Allowing these computational tools to follow the designer’s iterative workflow places high demands on their user interfaces. Most existing computational design tools were developed for mouse and keyboard input. In the present study, alternative input devices that allow for more direct input are explored. 

\section{Research methodology }
\subsection{Aim of research}
The long-term goal of this research is to improve the conceptual design phase by integrating structural demands early in the design process. An improved conceptual design phase has the potential to improve certain qualities of structures in the built environment. These qualities include the structural performance, construction costs, operational energy needs, and acoustics.

The specific aims of the present work are:
\begin{itemize}  
\item  To create intuitive conceptual structural design tools that allow users to easily explore different design alternatives.
\item To improve the human--computer interaction for such tools through the use of new, novel user input devices. 
\end{itemize}


\subsection{Research questions}
\begin{itemize}  
\item How can human--computer interaction be improved in conceptual structural design tools?
\item  Which computational methods can be used to improve the conceptual design phase? 
\end{itemize}

\subsection{Research approach and limitations}
The present research is a multi-disciplinary study involving structural mechanics, computer science, and architecture. Methods from structural mechanics are used to provide the user with guidance and feedback. The development of user interfaces and use of programming techniques is an area of computer science, and studying conceptual design and finding geometrical forms is a branch of architecture. Any successful tools developed in this research could potentially be used in practice.

Different research approaches can be used to investigate how to improve the conceptual structural design phase. This study only investigates how new computational tools can enhance the conceptual design phase. Project management, social aspects, and culture are not considered in this work.

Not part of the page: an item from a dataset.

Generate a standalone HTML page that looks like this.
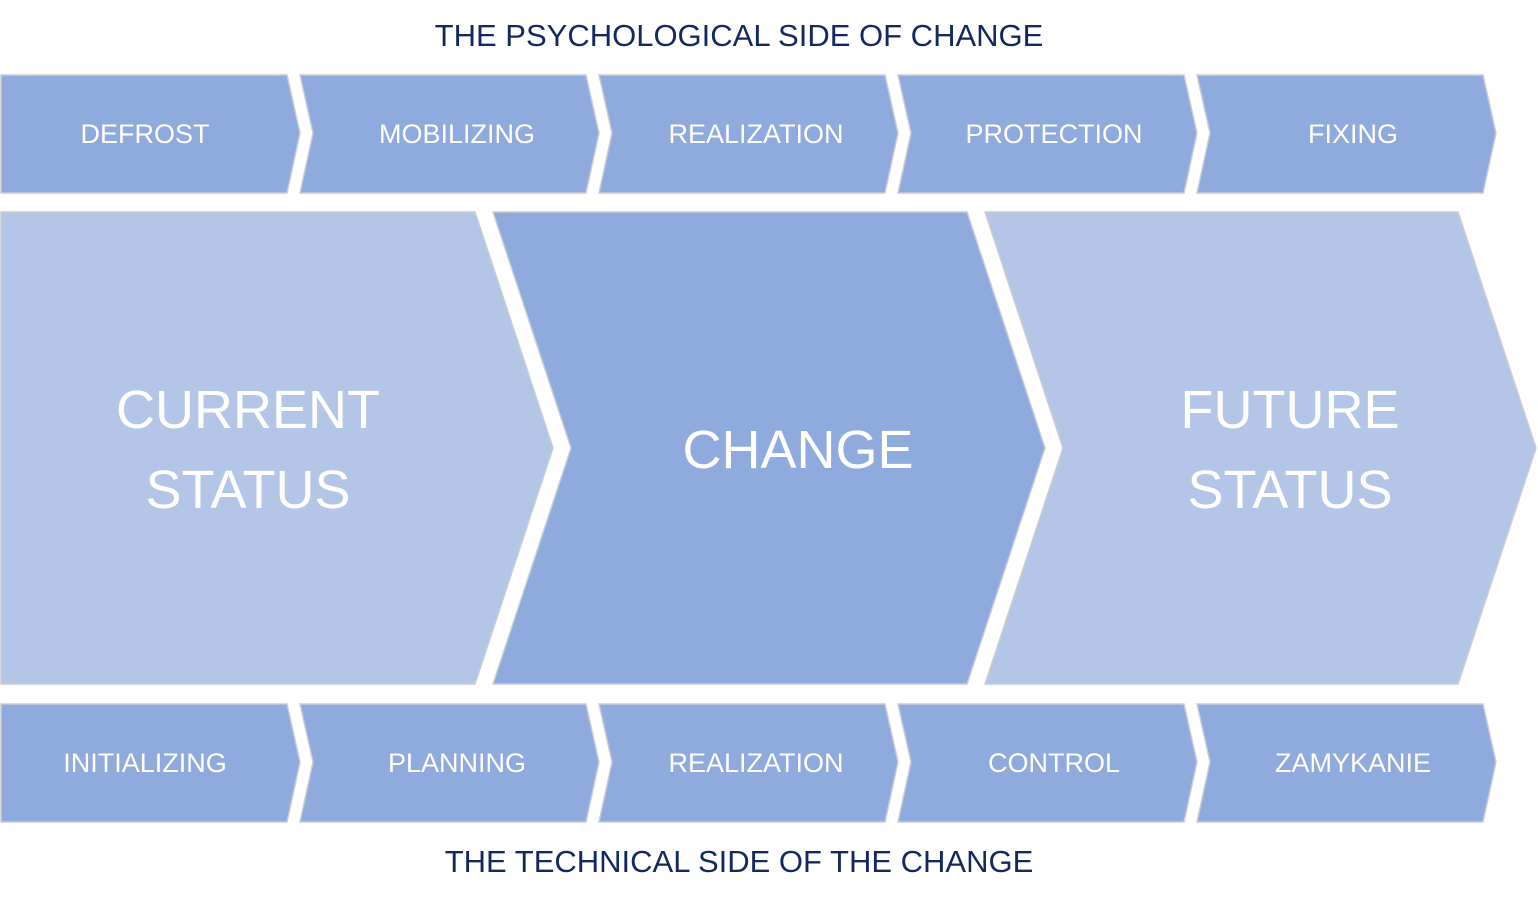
<!DOCTYPE html>
<html><head><meta charset="utf-8"><style>
html,body{margin:0;padding:0;background:#fff;}
svg text{font-family:"Liberation Sans",sans-serif;}
</style></head><body>
<svg width="1538" height="904" viewBox="0 0 1538 904" xmlns="http://www.w3.org/2000/svg">
<g stroke="#c8ccd4" stroke-width="1.5">
<polygon points="1,75 287,75 300,133 287,193 1,193" fill="#8faadc"/>
<polygon points="300,75 586,75 599,133 586,193 300,193 313,133" fill="#8faadc"/>
<polygon points="599,75 885,75 898,133 885,193 599,193 612,133" fill="#8faadc"/>
<polygon points="898,75 1184,75 1197,133 1184,193 898,193 911,133" fill="#8faadc"/>
<polygon points="1197,75 1483,75 1496,133 1483,193 1197,193 1210,133" fill="#8faadc"/>
<polygon points="1,704 287,704 300,762 287,822 1,822" fill="#8faadc"/>
<polygon points="300,704 586,704 599,762 586,822 300,822 313,762" fill="#8faadc"/>
<polygon points="599,704 885,704 898,762 885,822 599,822 612,762" fill="#8faadc"/>
<polygon points="898,704 1184,704 1197,762 1184,822 898,822 911,762" fill="#8faadc"/>
<polygon points="1197,704 1483,704 1496,762 1483,822 1197,822 1210,762" fill="#8faadc"/>
<polygon points="1,212 475,212 553,448 475,684 1,684" fill="#b4c6e7"/>
<polygon points="493,212 967,212 1045,448 967,684 493,684 571,448" fill="#8faadc"/>
<polygon points="985,212 1458,212 1536,448 1458,684 985,684 1063,448" fill="#b4c6e7"/>
</g>
<g fill="#fff" font-size="27" text-anchor="middle">
<text x="145" y="143">DEFROST</text>
<text x="457" y="143">MOBILIZING</text>
<text x="756" y="143">REALIZATION</text>
<text x="1054" y="143">PROTECTION</text>
<text x="1353" y="143">FIXING</text>
<text x="145" y="772">INITIALIZING</text>
<text x="457" y="772">PLANNING</text>
<text x="756" y="772">REALIZATION</text>
<text x="1054" y="772">CONTROL</text>
<text x="1353" y="772">ZAMYKANIE</text>
</g>
<g fill="#fff" font-size="54" text-anchor="middle">
<text x="248" y="428">CURRENT</text>
<text x="248" y="508">STATUS</text>
<text x="798" y="468">CHANGE</text>
<text x="1290" y="428">FUTURE</text>
<text x="1290" y="508">STATUS</text>
</g>
<g fill="#13285e" font-size="31" text-anchor="middle">
<text x="739" y="46">THE PSYCHOLOGICAL SIDE OF CHANGE</text>
<text x="739" y="872">THE TECHNICAL SIDE OF THE CHANGE</text>
</g>
</svg>
</body></html>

Many different computational methods have been used for conceptual structural design. Some promising methods are discussed in Chapter \ref{ch:Computational methods}, and a selection of these methods are used in the present work.

\subsection{Outline}
\textbf{Part I} gives an introduction to the research area and reviews the literature in this field. This part is similar to, but an extension of, the introductory sections in the appended papers. \textbf{Chapter \ref{ch:Introduction}} provides an introduction to the research area, and explains the motivation and importance of this work. \textbf{Chapter \ref{ch:Human-computer interaction}} introduces the concept of human--computer interaction and describes state-of-the-art technologies such as new input devices. \textbf{Chapter \ref{ch:Computational methods}} presents computational methods that can be applied to conceptual design. Different optimization methods, particularly genetic algorithms, are discussed, as these methods will be used in future work. \textbf{Chapter \ref{ch:Literature review}} reviews existing conceptual structural design tools. In \textbf{Chapter \ref{ch:Integrating structural feedback}}, the requirements for integrating structural feedback in the conceptual design are presented, and the present work is summarized. The publications that have resulted from this work are listed in \textbf{Chapter \ref{ch:Summary of appended papers}}, and \textbf{Chapter \ref{ch:Results discussion}} summarizes the intellectual contributions of this study. \textbf{Part II}  contains the appended publications.